Tuesday, July 12, 2005


White House Leaks: A serious security matter
It will be interesting to see how and if the WH reacts to all of this. My guess? The arrogance and stonewalling will continue. I'm pretty sure these folks think they are above the law. (that may be the understatement of the year)

President Bush has plenty of evidence to begin acting on Karl Rove's involvement in the disclosure of a secret agent's name to exact political vengeance. The president's choice will say a lot about whether he intends to control abuses of power within what some see as one of the most power-hungry administrations the United States has ever experienced.

The president ought to be outraged that, so far, one reporter has gone to jail for acting honestly while some in his administration continue to be free of consequences for revealing Valerie Plame's identity as a CIA operative. The leak of her name and role to Bush-friendly columnist Robert Novak in 2003 was a violation of federal law, if done deliberately.

For reasons that aren't clear but should cause great unease, Novak apparently faces no legal difficulty while New York Times reporter Judith Miller, who didn't write about the disclosure, sits in jail for rightly refusing to disclose her sources as a matter of high principle.

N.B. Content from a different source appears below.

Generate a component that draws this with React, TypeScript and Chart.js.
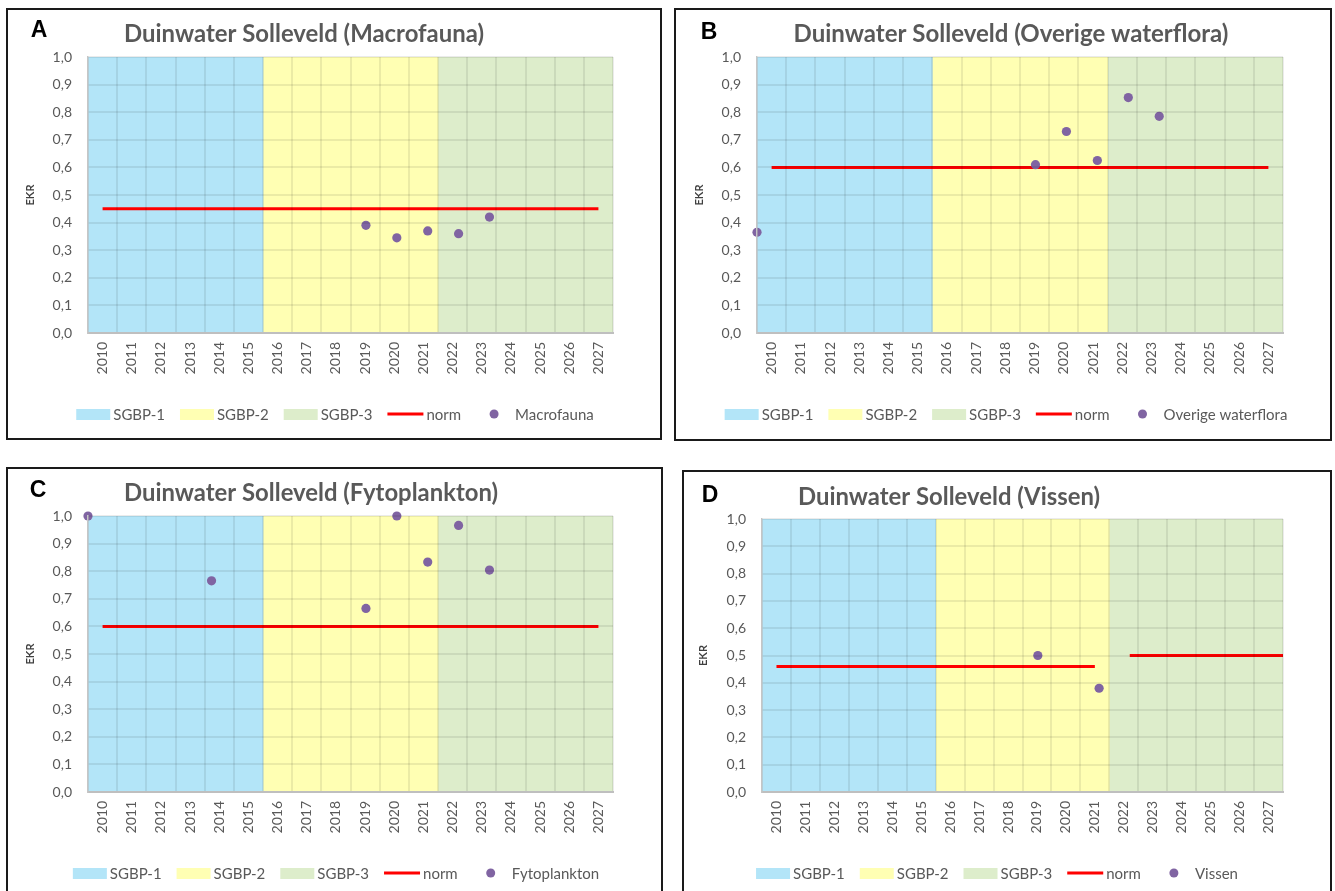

Bush administration officials became angry at Plame's husband, former Ambassador Joseph Wilson, in July 2003, when he revealed that an investigative trip he made to Niger in 2002 showed that Iraq had made no effort to acquire uranium there. In a New York Times Op-Ed article, Wilson said the administration had twisted the evidence to make a case for its invasion of Iraq earlier in the year.

Now, Newsweek reports show that Rove, Bush's closest political adviser and currently deputy White House chief of staff, was one of the aides discussing Plame's work with reporters. And it was done in precisely the context everyone understood lay behind her outing: Rove was trying to discredit Wilson.

Rove's lawyer said his client did not use Plame's name in the conversation, apparently referring to her only as Wilson's wife and a CIA official. That may be relevant in determining whether, under the law, Rove committed a crime by revealing her identity. It should hold little weight with the president.

Bush should first be outraged at Rove and then eager to clean out a high-ranking official or group of officials who showed disrespect for the spirit and perhaps the letter of the law. It should be especially infuriating to the president that all of the misconduct by his administration, and indirectly the imprisonment of Miller, has been done in his name.

Yes, Bush should be outraged. But he won't be. The man is a sociopath. I honestly think that he doesn't give shit one about anyone but himself and his cronies.

Question is: Will America care? Have we become so jaded that we almost expect criminal behavior from powerful officials?